When I began to work at a school outside Philadelphia many years ago, I realized that boys’ need and interest to talk about their lives far exceeded the resource available in a conventional school counseling model. I also realized that that most boys vastly preferred to talk to each other than to a strange adult, even when he was an experienced professional. For these reasons, I developed a peer counseling program as a way to prevent the ills of emotional restrictedness and to offer boys an opportunity to practice emotional literacy. What resulted has been wonderfully successful.
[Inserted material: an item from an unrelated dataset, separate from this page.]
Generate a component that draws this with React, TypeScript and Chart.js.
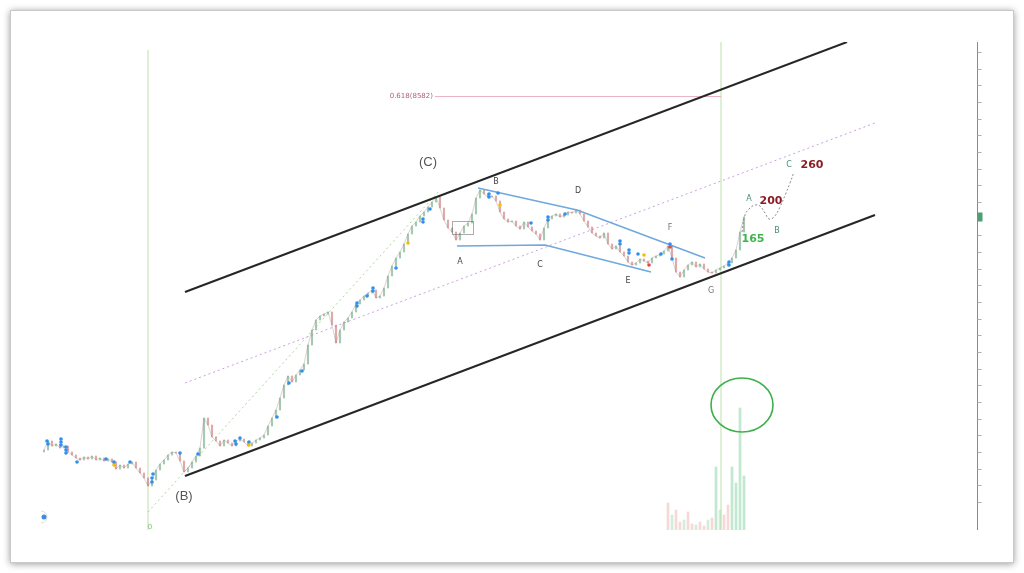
import React, { useEffect, useRef } from "react";
import { Chart, registerables } from "chart.js";

Chart.register(...registerables);

// Daily closes, one per bar, starting at bar 1
const closes = [
  3280, 3415, 3340, 3370, 3310, 3340, 3250, 3205, 3160, 3130,
  3175, 3145, 3190, 3130, 3160, 3115, 3145, 3100, 2995, 3055,
  3010, 3070, 3100, 3010, 2935, 2860, 2740, 2830, 2980, 3070,
  3130, 3205, 3250, 3235, 3115, 2950, 3010, 3100, 3190, 3310,
  3760, 3655, 3475, 3415, 3340, 3430, 3385, 3340, 3415, 3445,
  3400, 3340, 3385, 3430, 3460, 3505, 3640, 3760, 3880, 4060,
  4255, 4390, 4300, 4405, 4480, 4570, 4855, 5080, 5230, 5290,
  5320, 5350, 5155, 4885, 5080, 5200, 5260, 5350, 5470, 5530,
  5590, 5635, 5680, 5560, 5590, 5710, 5890, 6040, 6160, 6250,
  6370, 6520, 6640, 6700, 6790, 6850, 6925, 7000, 7075, 6910,
  6730, 6610, 6550, 6430, 6535, 6640, 6685, 6820, 7060, 7180,
  7120, 7075, 7090, 7015, 6850, 6745, 6700, 6715, 6640, 6595,
  6700, 6625, 6565, 6520, 6430, 6610, 6745, 6790, 6820, 6775,
  6805, 6850, 6835, 6880, 6820, 6715, 6625, 6535, 6490, 6460,
  6535, 6370, 6295, 6340, 6250, 6190, 6100, 6055, 6085, 6145,
  6115, 6085, 6160, 6190, 6220, 6265, 6340, 6160, 5950, 5875,
  5980, 6055, 6100, 6025, 6070, 5995, 5950, 5935, 5980, 6010,
  6040, 6085, 6160, 6280, 6550, 6775,
];
const firstOpen = 3250;

// Volume for the most recent bars (bar 157 onward)
const volumeStartBar = 157;
const volumes = [27, 15, 20, 8, 10, 18, 6, 5, 8, 4, 10, 12, 63, 20, 15, 25, 63, 47, 122, 54];

// Price channel: upper, lower and median lines
const upperChannel = [{ x: 36.25, y: 5650 }, { x: 201.75, y: 9400 }];
const lowerChannel = [{ x: 36.25, y: 2890 }, { x: 208.75, y: 6805 }];
const midChannel = [{ x: 36.25, y: 4285 }, { x: 208.75, y: 8185 }];
const trendLine = [{ x: 27, y: 2350 }, { x: 100, y: 7180 }];

// Fibonacci retracement level
const fibLevel = 8582;
const fibLabel = "0.618(8582)";
const fibFrom = 98.75;
const fibTo = 170.25;

// Vertical time markers
const timeMarkers = [
  { x: 27, top: 9280 },
  { x: 170.25, top: 9400 },
];

// Triangle (A–G) boundary lines
const triangleUpper = [{ x: 109.5, y: 7210 }, { x: 134.25, y: 6880 }, { x: 166.25, y: 6160 }];
const triangleLower = [{ x: 104.25, y: 6340 }, { x: 126.25, y: 6355 }, { x: 152.75, y: 5950 }];

// Projected A-B-C path
const projection = [
  { x: 175.5, y: 6550 }, { x: 176.25, y: 6805 }, { x: 177.5, y: 6910 },
  { x: 178.75, y: 6955 }, { x: 180, y: 6940 }, { x: 181.25, y: 6835 },
  { x: 182.25, y: 6745 }, { x: 183.5, y: 6775 }, { x: 185, y: 6925 },
  { x: 186.5, y: 7135 }, { x: 187.5, y: 7285 }, { x: 188.5, y: 7450 },
];

// Indicator signal dots
const blueSignals = [
  { x: 1.75, y: 3415 }, { x: 2, y: 3370 }, { x: 5.25, y: 3445 }, { x: 5.25, y: 3400 },
  { x: 5.25, y: 3355 }, { x: 6.5, y: 3325 }, { x: 6.5, y: 3280 }, { x: 6.5, y: 3235 },
  { x: 9.25, y: 3100 }, { x: 16.5, y: 3145 }, { x: 18.5, y: 3100 }, { x: 22.5, y: 3100 },
  { x: 28, y: 2800 }, { x: 28, y: 2860 }, { x: 28.25, y: 2920 }, { x: 35, y: 3235 },
  { x: 39.5, y: 3220 }, { x: 48.75, y: 3415 }, { x: 49, y: 3370 }, { x: 50, y: 3460 },
  { x: 52.25, y: 3400 }, { x: 59.25, y: 3775 }, { x: 62.25, y: 4285 }, { x: 65.5, y: 4465 },
  { x: 79.25, y: 5485 }, { x: 79.25, y: 5440 }, { x: 81.75, y: 5590 }, { x: 83.25, y: 5710 },
  { x: 83.25, y: 5665 }, { x: 89, y: 6010 }, { x: 95.75, y: 6745 }, { x: 95.75, y: 6700 },
  { x: 97.5, y: 6895 }, { x: 112.25, y: 7120 }, { x: 112.25, y: 7075 }, { x: 114.5, y: 7135 },
  { x: 122.75, y: 6685 }, { x: 127, y: 6775 }, { x: 127, y: 6730 }, { x: 131.25, y: 6820 },
  { x: 145, y: 6415 }, { x: 145, y: 6370 }, { x: 147.25, y: 6280 }, { x: 147.25, y: 6235 },
  { x: 149.5, y: 6220 }, { x: 155.25, y: 6220 }, { x: 157.5, y: 6370 }, { x: 158, y: 6145 },
  { x: 172.25, y: 6100 }, { x: 172.25, y: 6055 },
];
const yellowSignals = [
  { x: 18.5, y: 3055 }, { x: 52.25, y: 3355 }, { x: 92, y: 6385 }, { x: 115, y: 6955 }, { x: 151, y: 6205 },
];
const redSignals = [{ x: 152.25, y: 6055 }, { x: 157.5, y: 6325 }];

// Small consolidation box near wave A
const boxCorners = { x1: 103, y1: 6715, x2: 108.25, y2: 6520 };

// Wave labels
type WaveLabel = { text: string; x: number; y: number; font: string; color: string };
const waveLabels: WaveLabel[] = [
  { text: "(C)", x: 97, y: 7600, font: "13px 'Liberation Sans'", color: "#555" },
  { text: "(B)", x: 36, y: 2590, font: "13px 'Liberation Sans'", color: "#555" },
  { text: "A", x: 105, y: 6100, font: "8px 'DejaVu Sans'", color: "#444" },
  { text: "B", x: 114, y: 7300, font: "8px 'DejaVu Sans'", color: "#444" },
  { text: "C", x: 125, y: 6055, font: "8px 'DejaVu Sans'", color: "#444" },
  { text: "D", x: 134.5, y: 7165, font: "8px 'DejaVu Sans'", color: "#444" },
  { text: "E", x: 147, y: 5815, font: "8px 'DejaVu Sans'", color: "#444" },
  { text: "F", x: 157.5, y: 6610, font: "8px 'DejaVu Sans'", color: "#777" },
  { text: "G", x: 167.75, y: 5665, font: "8px 'DejaVu Sans'", color: "#777" },
  { text: "A", x: 177.25, y: 7045, font: "8px 'DejaVu Sans'", color: "#4b8b7b" },
  { text: "B", x: 184.25, y: 6565, font: "8px 'DejaVu Sans'", color: "#4b8b7b" },
  { text: "C", x: 187.25, y: 7555, font: "8px 'DejaVu Sans'", color: "#4b8b7b" },
  { text: "165", x: 178.25, y: 6445, font: "bold 11px 'DejaVu Sans'", color: "#3db54a" },
  { text: "200", x: 182.75, y: 7015, font: "bold 11px 'DejaVu Sans'", color: "#8b1c24" },
  { text: "260", x: 193, y: 7555, font: "bold 11px 'DejaVu Sans'", color: "#8b1c24" },
];

// Volume spike highlight
const highlight = { x: 175.5, y: 3955, rx: 31, ry: 27 };

const Y_MIN = 2080;
const Y_MAX = 9400;
const X_MAX = 234.25;

const overlayPlugin = {
  id: "overlay",
  afterDatasetsDraw(chart: any) {
    const { ctx, chartArea, scales } = chart;
    const xs = scales.x;
    const ys = scales.y;
    ctx.save();

    // consolidation box
    ctx.strokeStyle = "rgba(90,90,90,0.5)";
    ctx.lineWidth = 1;
    const bx1 = xs.getPixelForValue(boxCorners.x1);
    const by1 = ys.getPixelForValue(boxCorners.y1);
    const bx2 = xs.getPixelForValue(boxCorners.x2);
    const by2 = ys.getPixelForValue(boxCorners.y2);
    ctx.strokeRect(Math.round(bx1) + 0.5, Math.round(by1) + 0.5, bx2 - bx1, by2 - by1);

    // highlight ellipse
    ctx.beginPath();
    ctx.ellipse(xs.getPixelForValue(highlight.x), ys.getPixelForValue(highlight.y), highlight.rx, highlight.ry, 0, 0, Math.PI * 2);
    ctx.strokeStyle = "#3cb04a";
    ctx.lineWidth = 1.6;
    ctx.stroke();

    // fib label
    ctx.font = "7px 'DejaVu Sans'";
    ctx.fillStyle = "#b0607a";
    ctx.textAlign = "right";
    ctx.textBaseline = "middle";
    ctx.fillText(fibLabel, xs.getPixelForValue(fibFrom) - 2, ys.getPixelForValue(fibLevel));

    // wave labels
    ctx.textAlign = "center";
    for (const l of waveLabels) {
      ctx.font = l.font;
      ctx.fillStyle = l.color;
      ctx.fillText(l.text, xs.getPixelForValue(l.x), ys.getPixelForValue(l.y));
    }

    // time marker zero label
    ctx.font = "7px 'DejaVu Sans'";
    ctx.fillStyle = "#7cc46a";
    ctx.fillText("0", xs.getPixelForValue(timeMarkers[0].x) + 2, chartArea.bottom - 3);

    // right price axis
    const ax = chartArea.right + 0.5;
    ctx.strokeStyle = "#8a8a8a";
    ctx.lineWidth = 1;
    ctx.beginPath();
    ctx.moveTo(ax, chartArea.top);
    ctx.lineTo(ax, chartArea.bottom);
    ctx.stroke();
    ctx.strokeStyle = "#b0b0b0";
    for (let v = 2500; v <= Y_MAX; v += 250) {
      const y = Math.round(ys.getPixelForValue(v)) + 0.5;
      ctx.beginPath();
      ctx.moveTo(ax, y);
      ctx.lineTo(ax + 4, y);
      ctx.stroke();
    }
    const last = closes[closes.length - 1];
    const ly = ys.getPixelForValue(last);
    ctx.fillStyle = "#4f9e74";
    ctx.fillRect(ax, ly - 4.5, 5, 9);

    // logo mark
    ctx.beginPath();
    ctx.arc(chartArea.left + 4, chartArea.bottom - 13, 2.5, 0, Math.PI * 2);
    ctx.fillStyle = "#3a8de0";
    ctx.fill();
    ctx.beginPath();
    ctx.arc(chartArea.left + 1, chartArea.bottom - 13, 6, -Math.PI / 2, Math.PI / 2);
    ctx.strokeStyle = "rgba(160,160,160,0.35)";
    ctx.stroke();

    ctx.restore();
  },
};

function lineSet(data: any[], color: string, width: number, dash: number[] = [], extra: any = {}) {
  return {
    type: "line",
    data,
    borderColor: color,
    borderWidth: width,
    borderDash: dash,
    pointRadius: 0,
    fill: false,
    tension: 0,
    ...extra,
  };
}

function dots(data: any[], color: string) {
  return {
    type: "line",
    data,
    showLine: false,
    pointRadius: 1.8,
    pointBorderWidth: 0,
    pointBackgroundColor: color,
    borderColor: color,
    order: 0,
  };
}

export default function App() {
  const ref = useRef<HTMLCanvasElement | null>(null);

  useEffect(() => {
    if (!ref.current) return;

    const bodies = closes.map((c, i) => {
      const open = i === 0 ? firstOpen : closes[i - 1];
      return { x: i + 1, y: [open, c] };
    });
    const bodyColors = closes.map((c, i) => {
      const open = i === 0 ? firstOpen : closes[i - 1];
      return c >= open ? "rgba(110,165,125,0.6)" : "rgba(200,115,115,0.6)";
    });
    const closeLine = closes.map((c, i) => ({ x: i + 1, y: c }));
    const volData = volumes.map((v, i) => ({ x: volumeStartBar + i, y: v }));
    const volColors = volumes.map((v, i) =>
      v > 40 ? "rgba(120,205,150,0.45)" : i % 3 === 1 ? "rgba(120,205,150,0.35)" : "rgba(235,140,140,0.35)"
    );

    const chart = new Chart(ref.current, {
      type: "bar",
      data: {
        datasets: [
          {
            type: "bar",
            data: volData,
            yAxisID: "v",
            backgroundColor: volColors,
            barThickness: 2,
            grouped: false,
            order: 20,
          },
          ...timeMarkers.map((m) =>
            lineSet([{ x: m.x, y: Y_MIN }, { x: m.x, y: m.top }], "rgba(170,215,150,0.8)", 1, [], { order: 19 })
          ),
          lineSet([{ x: fibFrom, y: fibLevel }, { x: fibTo, y: fibLevel }], "rgba(230,170,190,0.9)", 1, [], { order: 18 }),
          lineSet(trendLine, "rgba(150,205,130,0.8)", 1, [2, 3], { order: 17 }),
          lineSet(midChannel, "rgba(195,150,220,0.9)", 1, [2, 3], { order: 16 }),
          lineSet(closeLine, "rgba(150,130,130,0.45)", 0.8, [], { order: 11 }),
          {
            type: "bar",
            data: bodies,
            backgroundColor: bodyColors,
            barThickness: 1.5,
            grouped: false,
            order: 10,
          },
          lineSet(triangleUpper, "#6fa8dc", 1.5, [], { order: 5 }),
          lineSet(triangleLower, "#6fa8dc", 1.5, [], { order: 5 }),
          lineSet(projection, "#8a8a8a", 1, [2, 2], { order: 5, tension: 0.4 }),
          lineSet(upperChannel, "#262626", 2, [], { order: 4 }),
          lineSet(lowerChannel, "#262626", 2, [], { order: 4 }),
          dots(blueSignals, "#2f8ff0"),
          dots(yellowSignals, "#f5c000"),
          dots(redSignals, "#e04848"),
        ] as any,
      },
      options: {
        responsive: false,
        animation: false,
        devicePixelRatio: 1,
        layout: { padding: { left: 40, right: 47, top: 42, bottom: 43 } },
        plugins: { legend: { display: false }, tooltip: { enabled: false } },
        scales: {
          x: { type: "linear", min: 0, max: X_MAX, offset: false, display: false },
          y: { type: "linear", min: Y_MIN, max: Y_MAX, display: false },
          v: { type: "linear", min: 0, max: 488, display: false },
        },
      } as any,
      plugins: [overlayPlugin],
    });

    return () => chart.destroy();
  }, []);

  return (
    <div style={{ position: "absolute", left: 0, top: 0, width: 1024, height: 573, background: "#fff", overflow: "hidden" }}>
      <div
        style={{
          position: "absolute",
          left: 10,
          top: 10,
          width: 1004,
          height: 553,
          boxSizing: "border-box",
          border: "1px solid #c9c9c9",
          background: "#fff",
          boxShadow: "0 1px 7px rgba(0,0,0,0.4)",
        }}
      />
      <canvas ref={ref} width={1024} height={573} style={{ position: "absolute", left: 0, top: 0 }} />
    </div>
  );
}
In a visit to the program, a writer for the University of Pennsylvania’s alumni publication, the Penn Gazette, which featured the program for a cover story, sat in on a session and wrote: “What transpires over the next hour is unlike anything I ever experienced in my youth—or, if I’m being honest, my adulthood.” I am myself frequently awed by how whole-heartedly the young men embrace the opportunity to be real with each other and help each other take care of their mental well-being.
In several things I have written, including my most recent book, How to Raise a Boy: The Power of Connection to Build Good Men, I have described how participation in Reevaluation Counseling benefited my own life, inspired my decision to become a psychologist as a way to “pay it forward,” and provided me with an understanding of how ably people can naturally help themselves through all sorts of emotional challenges and trauma. There are many aspects of the RC model that make it work but perhaps most important is the completely voluntary nature of the relationship of the participant to the organization. It is the individual who must figure his own way out of difficulties and problematic behaviors; there is no advice-giving in this self-help model. I invite the boys to in my program to openly care about each other and to listen deeply to each other; they do not substitute their thinking for that of the boy they listen to.
In times when misinformation, distortion and sensationalism are so common, all of us have developed a healthy skepticism about claims made by any organization, particularly those advocating cultural change. I can vouch for the transformative possibilities of this model for helping regular people help each other.